The primary factor determining status is the degree of control the client exercises over the worker’s method and manner of performing the work. An independent contractor generally controls their own schedule, provides their own tools, and can work for multiple clients simultaneously. Conversely, an employee is subject to the client’s direct supervision and management and is typically eligible for benefits like health insurance. Legal frameworks, such as the Internal Revenue Service (IRS) guidelines, use behavioral, financial, and relational factors to assess the classification.
Best Practices for Reviewing a PSA
Before executing a Professional Services Agreement, both parties must engage in a thorough review process to protect their interests. This involves careful reading of every clause, paying particular attention to the Scope of Work to ensure it accurately reflects the mutual understanding of the project’s boundaries. It is necessary to confirm that the payment terms are clear, including any provisions for expenses, retainers, and late payment penalties.

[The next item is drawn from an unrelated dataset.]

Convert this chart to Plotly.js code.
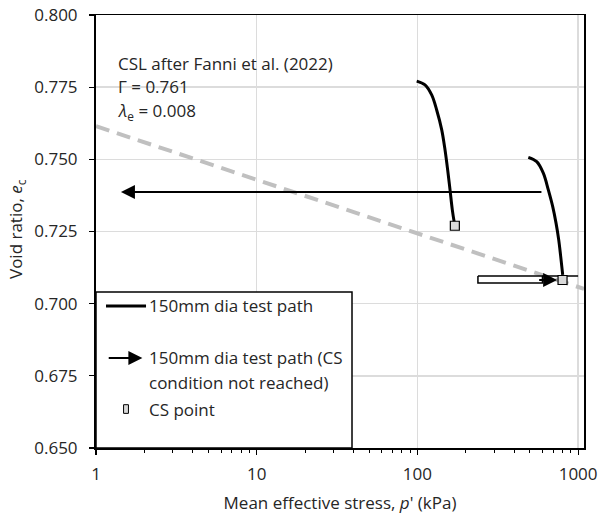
<!DOCTYPE html>
<html>
<head>
<meta charset="utf-8">
<script src="https://cdn.plot.ly/plotly-3.0.1.min.js"></script>
<style>html,body{margin:0;padding:0;background:#fff;}#chart{width:598px;height:520px;}</style>
</head>
<body>
<div id="chart"></div>
<script>
// ---- Data ----
// Critical state line (after Fanni et al. 2022)
const cslPressure = [1, 1088];
const cslVoidRatio = [0.7615, 0.7051];

// Test path 1 (150 mm dia)
const path1Pressure = [99.0, 111.5, 122.7, 131.8, 141.7, 148.5, 154.3, 159.6, 164.9, 169.7, 171];
const path1VoidRatio = [0.7771, 0.7758, 0.7723, 0.7671, 0.7602, 0.7533, 0.7463, 0.7394, 0.7325, 0.7280, 0.7270];

// Test path 2 (150 mm dia)
const path2Pressure = [490, 552.6, 607.5, 652.6, 695, 728.9, 757.4, 779.4, 802];
const path2VoidRatio = [0.7507, 0.7492, 0.7452, 0.7394, 0.7336, 0.7279, 0.7221, 0.7163, 0.7100];

// Critical state points
const csPressure = [171, 800];
const csVoidRatio = [0.7270, 0.7082];

// Test path with CS condition not reached (arrow to the left)
const arrowLeftFrom = [604, 0.7387];
const arrowLeftTo = [1.43, 0.7387];

// Hollow arrow towards the CS point
const hollowPressure = [238, 600, 600, 238, 238];
const hollowVoidRatio = [0.7096, 0.7096, 0.7072, 0.7072, 0.7096];
const hollowTopPressure = [600, 1000];
const hollowTopVoidRatio = [0.7096, 0.7096];
const arrowRightFrom = [560, 0.7082];
const arrowRightTo = [740, 0.7082];

// Axis ticks
const xTickVals = [1, 10, 100, 1000];
const xTickText = ['1', '10', '100', '1000'];
const xMinorVals = [2,3,4,5,6,7,8,9,20,30,40,50,60,70,80,90,200,300,400,500,600,700,800,900];

const FONT = '"Open Sans", Lato, sans-serif';
const TXT = '#262626';
const FS = 17;
const lg = Math.log10;
const X_RANGE = [0, lg(1088)];
const Y_RANGE = [0.650, 0.800];

const traces = [
  {x: cslPressure, y: cslVoidRatio, mode: 'lines', line: {color: '#c0c0c0', width: 4, dash: '14px,8px'}, hoverinfo: 'skip'},
  {x: hollowPressure, y: hollowVoidRatio, mode: 'lines', fill: 'toself', fillcolor: '#ffffff', line: {color: '#000', width: 1.5}, hoverinfo: 'skip'},
  {x: hollowTopPressure, y: hollowTopVoidRatio, mode: 'lines', line: {color: '#000', width: 1.5}, hoverinfo: 'skip'},
  {x: path1Pressure, y: path1VoidRatio, mode: 'lines', line: {color: '#000', width: 3, shape: 'spline'}},
  {x: path2Pressure, y: path2VoidRatio, mode: 'lines', line: {color: '#000', width: 3, shape: 'spline'}},
  {x: csPressure, y: csVoidRatio, mode: 'markers', marker: {symbol: 'square', size: 9, color: '#d9d9d9', line: {color: '#000', width: 1.2}}},
  // invisible trace tying the overlay axes used to draw the tick marks
  {x: [cslPressure[0]], y: [cslVoidRatio[0]], xaxis: 'x2', yaxis: 'y2', mode: 'markers', marker: {opacity: 0}, hoverinfo: 'skip'}
];

function note(x, y, text) {
  return {xref: 'paper', yref: 'paper', x: x, y: y, xanchor: 'left', yanchor: 'middle', showarrow: false, align: 'left',
          text: text, font: {family: FONT, size: FS, color: TXT}};
}

const annotations = [
  {x: lg(arrowLeftTo[0]), y: arrowLeftTo[1], ax: lg(arrowLeftFrom[0]), ay: arrowLeftFrom[1], xref: 'x', yref: 'y', axref: 'x', ayref: 'y',
   showarrow: true, arrowhead: 2, arrowsize: 1.4, arrowwidth: 2, arrowcolor: '#000', text: ''},
  {x: lg(arrowRightTo[0]), y: arrowRightTo[1], ax: lg(arrowRightFrom[0]), ay: arrowRightFrom[1], xref: 'x', yref: 'y', axref: 'x', ayref: 'y',
   showarrow: true, arrowhead: 2, arrowsize: 1.4, arrowwidth: 2, arrowcolor: '#000', text: ''},
  note(0.041, 0.889, 'CSL after Fanni et al. (2022)'),
  note(0.041, 0.834, 'Γ = 0.761'),
  note(0.041, 0.776, '<i>λ</i><sub>e</sub> = 0.008'),
  // legend
  note(0.1045, 0.328, '150mm dia test path'),
  note(0.1045, 0.208, '150mm dia test path (CS'),
  note(0.1045, 0.152, 'condition not reached)'),
  note(0.1045, 0.090, 'CS point'),
  {xref: 'paper', yref: 'paper', x: 0.095, y: 0.208, ax: 0.023, ay: 0.208, axref: 'paper', ayref: 'paper',
   showarrow: true, arrowhead: 2, arrowsize: 1.4, arrowwidth: 2, arrowcolor: '#000', text: ''},
  // y-axis title
  {xref: 'paper', yref: 'paper', x: -0.1617, y: 0.506, xanchor: 'center', yanchor: 'middle', showarrow: false, textangle: -90,
   text: 'Void ratio, <i>e</i><sub>c</sub>', font: {family: FONT, size: FS, color: TXT}}
];

const shapes = [
  {type: 'rect', xref: 'paper', yref: 'paper', x0: 0, x1: 0.5246, y0: 0, y1: 0.3603, fillcolor: '#fff', line: {color: '#000', width: 1.5}, layer: 'above'},
  {type: 'line', xref: 'paper', yref: 'paper', x0: 0.0205, x1: 0.1025, y0: 0.328, y1: 0.328, line: {color: '#000', width: 3}, layer: 'above'},
  {type: 'rect', xref: 'paper', yref: 'paper', x0: 0.0565, x1: 0.0665, y0: 0.080, y1: 0.100, fillcolor: '#d9d9d9', line: {color: '#000', width: 1}, layer: 'above'}
];

const layout = {
  width: 598, height: 520,
  margin: {l: 96, r: 14, t: 15, b: 72},
  paper_bgcolor: '#fff', plot_bgcolor: '#fff',
  showlegend: false,
  font: {family: FONT, size: FS, color: TXT},
  xaxis: {
    type: 'log', range: X_RANGE,
    tickvals: xTickVals, ticktext: xTickText,
    ticks: 'outside', ticklen: 10, tickcolor: 'rgba(0,0,0,0)',
    showgrid: true, gridcolor: '#dcdcdc', gridwidth: 1.5,
    showline: true, linecolor: '#000', linewidth: 1.5, mirror: true,
    zeroline: false,
    tickfont: {family: FONT, size: FS, color: TXT},
    title: {text: "Mean effective stress, <i>p</i>' (kPa)", font: {family: FONT, size: FS, color: TXT}, standoff: 13}
  },
  yaxis: {
    range: Y_RANGE, dtick: 0.025, tick0: 0.65, tickformat: '.3f',
    ticks: 'outside', ticklen: 13, tickcolor: 'rgba(0,0,0,0)',
    showgrid: true, gridcolor: '#dcdcdc', gridwidth: 1.5,
    showline: true, linecolor: '#000', linewidth: 2, mirror: true,
    zeroline: false,
    tickfont: {family: FONT, size: FS, color: TXT}
  },
  xaxis2: {
    type: 'log', range: X_RANGE, overlaying: 'x', anchor: 'y2', side: 'bottom',
    tickvals: xTickVals, showticklabels: false,
    ticks: 'outside', ticklen: 6, tickwidth: 1.2, tickcolor: '#000',
    minor: {tickvals: xMinorVals, ticks: 'outside', ticklen: 4, tickwidth: 1, tickcolor: '#000', showgrid: false},
    showgrid: false, showline: false, zeroline: false
  },
  yaxis2: {
    range: Y_RANGE, overlaying: 'y', anchor: 'x2', side: 'left',
    dtick: 0.025, tick0: 0.65, showticklabels: false,
    ticks: 'outside', ticklen: 6, tickwidth: 1.2, tickcolor: '#000',
    showgrid: false, showline: false, zeroline: false
  },
  annotations: annotations,
  shapes: shapes
};

Plotly.newPlot('chart', traces, layout, {staticPlot: true, displayModeBar: false});
</script>
</body>
</html>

Negotiation is an expected part of the PSA review, especially concerning unfavorable clauses. Service providers should actively negotiate the Intellectual Property clause if the “work-for-hire” language restricts their ability to use general skills or tools developed elsewhere. Seeking professional legal counsel is a prudent step before signing any complex PSA, particularly for high-value or long-term engagements. An attorney can identify potential liabilities and ensure the contract complies with relevant laws, helping prevent costly disputes later.